Now would be a good time to take a break. Sit in a big comfortable chair near the warmth of the wood stove and enjoy a cup or glass of eggnog. As you do, think of Christmases past and maybe remind yourself of the Great Eggnog Riot of December 24 and 25 that happened in 1826. Back then people drank eggnog warm and often spiked it generously.
If you have never heard of the riot, you might not believe it, but it happened in a different era. It happened at the United States Military Academy, often referred to as West Point in New York State. It seems a group of cadets, which is what the military called the students, decided to smuggle in a little whisky to spike their eggnog. A little turned into a lot.
Boys will be boys and students will be students. They liked to party, drink and occasionally riot. Doors were kicked in and out, furniture was thrown out of windows regardless of whether they were opened or closed, an instructor who tried to read the riot act was chased out and this being a military facility, some pistols were discharged. Apparently, it was quite a raucous party. When it was all over and an inquiry held, 6 cadets resigned, 19 were court marshaled and 10 expelled. It was a Christmas to remember.
Theoretically Santa and his elves will visit a lot of houses tonight or in the wee hours of the morning. Let’s hope things run smoothly because some years are more hectic than others.
Now everyone has heard of the elves. They are those cute little folks with pointed ears, who wear red and green and who are very gregarious. But not that many are familiar with the gnomes, who are woodsy, shyer and more reclusive. Yet they do a lot of the hard work and heavy lifting for Santa and his team.
One year the elves at Santa’s workshop got into the cookies and the eggnog, that may have been fortified, a little early. They got quite giddy and more than a little tipsy. High on sugar and slightly befuddled they messed up loading Santa’s sleigh and a whole bunch of toys and presents were left behind. Part way through his rounds Santa was running out of presents. He knew the elves were out of commission, so he texted the gnomes instead. They talked to their friends the ravens.

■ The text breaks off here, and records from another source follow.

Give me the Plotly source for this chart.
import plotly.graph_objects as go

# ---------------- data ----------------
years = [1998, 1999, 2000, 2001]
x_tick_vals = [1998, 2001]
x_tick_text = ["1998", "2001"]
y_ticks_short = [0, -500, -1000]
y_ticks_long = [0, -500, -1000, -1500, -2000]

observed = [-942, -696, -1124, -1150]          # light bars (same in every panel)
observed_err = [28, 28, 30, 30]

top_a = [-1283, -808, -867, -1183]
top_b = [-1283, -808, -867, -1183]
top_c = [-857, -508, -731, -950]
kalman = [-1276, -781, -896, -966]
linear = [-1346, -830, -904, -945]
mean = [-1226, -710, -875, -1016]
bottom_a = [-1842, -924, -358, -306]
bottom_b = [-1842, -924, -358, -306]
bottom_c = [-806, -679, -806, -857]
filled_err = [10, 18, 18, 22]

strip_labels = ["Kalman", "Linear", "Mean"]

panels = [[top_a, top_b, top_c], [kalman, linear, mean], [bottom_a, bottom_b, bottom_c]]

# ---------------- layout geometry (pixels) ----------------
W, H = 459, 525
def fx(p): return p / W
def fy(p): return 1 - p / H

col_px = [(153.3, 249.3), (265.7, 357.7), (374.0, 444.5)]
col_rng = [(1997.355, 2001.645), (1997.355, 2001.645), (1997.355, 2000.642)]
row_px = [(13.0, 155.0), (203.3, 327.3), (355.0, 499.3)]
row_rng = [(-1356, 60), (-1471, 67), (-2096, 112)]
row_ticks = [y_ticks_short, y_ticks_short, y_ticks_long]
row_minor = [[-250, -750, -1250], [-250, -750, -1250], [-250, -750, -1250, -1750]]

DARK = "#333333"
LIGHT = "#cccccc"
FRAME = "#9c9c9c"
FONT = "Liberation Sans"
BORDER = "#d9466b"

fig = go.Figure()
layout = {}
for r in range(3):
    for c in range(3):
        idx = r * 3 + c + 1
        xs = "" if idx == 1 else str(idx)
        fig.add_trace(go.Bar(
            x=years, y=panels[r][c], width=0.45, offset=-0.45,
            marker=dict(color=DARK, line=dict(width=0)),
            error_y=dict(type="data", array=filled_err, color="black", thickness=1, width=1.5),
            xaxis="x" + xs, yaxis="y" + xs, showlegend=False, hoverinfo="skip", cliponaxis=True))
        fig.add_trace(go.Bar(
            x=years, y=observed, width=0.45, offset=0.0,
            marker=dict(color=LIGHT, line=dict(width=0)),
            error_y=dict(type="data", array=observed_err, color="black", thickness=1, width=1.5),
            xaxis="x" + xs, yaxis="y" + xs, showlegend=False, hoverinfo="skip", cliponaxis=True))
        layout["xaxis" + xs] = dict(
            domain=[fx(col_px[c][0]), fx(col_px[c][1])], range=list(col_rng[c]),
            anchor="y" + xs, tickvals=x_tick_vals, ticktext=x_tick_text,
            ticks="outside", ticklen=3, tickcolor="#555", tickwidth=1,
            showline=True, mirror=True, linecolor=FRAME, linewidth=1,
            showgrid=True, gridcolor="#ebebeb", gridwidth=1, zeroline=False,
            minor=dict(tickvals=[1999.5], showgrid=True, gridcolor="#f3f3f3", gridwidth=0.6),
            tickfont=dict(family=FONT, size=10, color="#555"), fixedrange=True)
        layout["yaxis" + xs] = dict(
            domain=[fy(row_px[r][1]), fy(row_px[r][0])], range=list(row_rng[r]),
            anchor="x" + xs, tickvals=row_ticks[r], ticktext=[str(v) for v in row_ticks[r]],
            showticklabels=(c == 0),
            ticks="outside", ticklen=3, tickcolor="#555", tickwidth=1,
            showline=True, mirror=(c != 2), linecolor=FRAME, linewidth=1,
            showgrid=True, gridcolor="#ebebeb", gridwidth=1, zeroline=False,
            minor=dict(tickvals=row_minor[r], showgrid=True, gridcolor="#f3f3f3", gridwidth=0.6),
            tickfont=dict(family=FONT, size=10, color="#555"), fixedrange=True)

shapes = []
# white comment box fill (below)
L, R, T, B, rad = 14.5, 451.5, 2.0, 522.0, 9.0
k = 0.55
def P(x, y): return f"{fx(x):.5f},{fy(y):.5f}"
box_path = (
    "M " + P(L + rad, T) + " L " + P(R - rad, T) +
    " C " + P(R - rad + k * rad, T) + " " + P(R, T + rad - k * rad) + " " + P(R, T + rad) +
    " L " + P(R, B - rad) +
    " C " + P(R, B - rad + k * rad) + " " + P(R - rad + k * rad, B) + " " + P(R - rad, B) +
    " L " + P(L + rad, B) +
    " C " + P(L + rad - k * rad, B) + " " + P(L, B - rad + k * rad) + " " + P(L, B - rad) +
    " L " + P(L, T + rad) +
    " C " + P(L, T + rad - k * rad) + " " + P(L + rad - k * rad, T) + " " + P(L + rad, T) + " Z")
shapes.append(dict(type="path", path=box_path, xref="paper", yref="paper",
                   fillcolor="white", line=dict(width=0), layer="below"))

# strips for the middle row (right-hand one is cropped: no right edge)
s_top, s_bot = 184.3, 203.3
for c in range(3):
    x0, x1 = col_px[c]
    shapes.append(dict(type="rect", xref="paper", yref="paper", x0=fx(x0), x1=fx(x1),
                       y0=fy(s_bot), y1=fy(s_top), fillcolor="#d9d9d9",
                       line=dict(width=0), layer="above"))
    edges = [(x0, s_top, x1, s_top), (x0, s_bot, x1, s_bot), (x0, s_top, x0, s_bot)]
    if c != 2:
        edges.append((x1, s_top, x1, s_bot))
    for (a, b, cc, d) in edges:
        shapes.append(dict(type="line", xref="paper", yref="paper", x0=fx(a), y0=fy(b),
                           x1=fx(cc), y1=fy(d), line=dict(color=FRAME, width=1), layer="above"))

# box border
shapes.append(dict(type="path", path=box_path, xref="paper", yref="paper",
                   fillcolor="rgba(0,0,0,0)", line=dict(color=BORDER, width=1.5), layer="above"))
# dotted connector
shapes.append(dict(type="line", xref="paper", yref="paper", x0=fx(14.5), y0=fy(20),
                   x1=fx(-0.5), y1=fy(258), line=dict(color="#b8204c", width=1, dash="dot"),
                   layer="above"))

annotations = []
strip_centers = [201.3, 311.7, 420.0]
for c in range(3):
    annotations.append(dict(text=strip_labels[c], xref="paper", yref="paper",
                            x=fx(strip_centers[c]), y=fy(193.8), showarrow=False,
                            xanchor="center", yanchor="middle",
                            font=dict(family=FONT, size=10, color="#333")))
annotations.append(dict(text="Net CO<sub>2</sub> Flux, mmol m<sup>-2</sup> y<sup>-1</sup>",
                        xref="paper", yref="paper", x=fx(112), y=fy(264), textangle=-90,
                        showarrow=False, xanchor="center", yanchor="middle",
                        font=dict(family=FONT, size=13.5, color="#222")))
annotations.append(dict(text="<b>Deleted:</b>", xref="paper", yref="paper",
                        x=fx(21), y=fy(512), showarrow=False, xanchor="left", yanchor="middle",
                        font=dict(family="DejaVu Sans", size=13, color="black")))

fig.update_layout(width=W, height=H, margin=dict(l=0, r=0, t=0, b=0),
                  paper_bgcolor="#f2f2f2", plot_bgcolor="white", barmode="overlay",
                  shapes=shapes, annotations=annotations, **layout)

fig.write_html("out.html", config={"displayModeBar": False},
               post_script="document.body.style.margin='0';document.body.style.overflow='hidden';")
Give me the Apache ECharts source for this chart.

Soon the sky was filled with ravens carrying presents to a rendezvous point with Santa. The smaller presents the ravens could carry solo but the bigger presents needed a whole team flying in tandem. Some carried glow sticks to avoid nighttime collisions.
It was a rave, a kindness or a cleverness of ravens that filled the night sky and people who saw or heard them wondered what the heck was going on. And that, boys and girls, is how the gnomes and ravens saved a Christmas that was almost ruined by eggnog.
So, everyone have a good Christmas and remember eggnog is best consumed in moderation. Ho, Ho, Ho!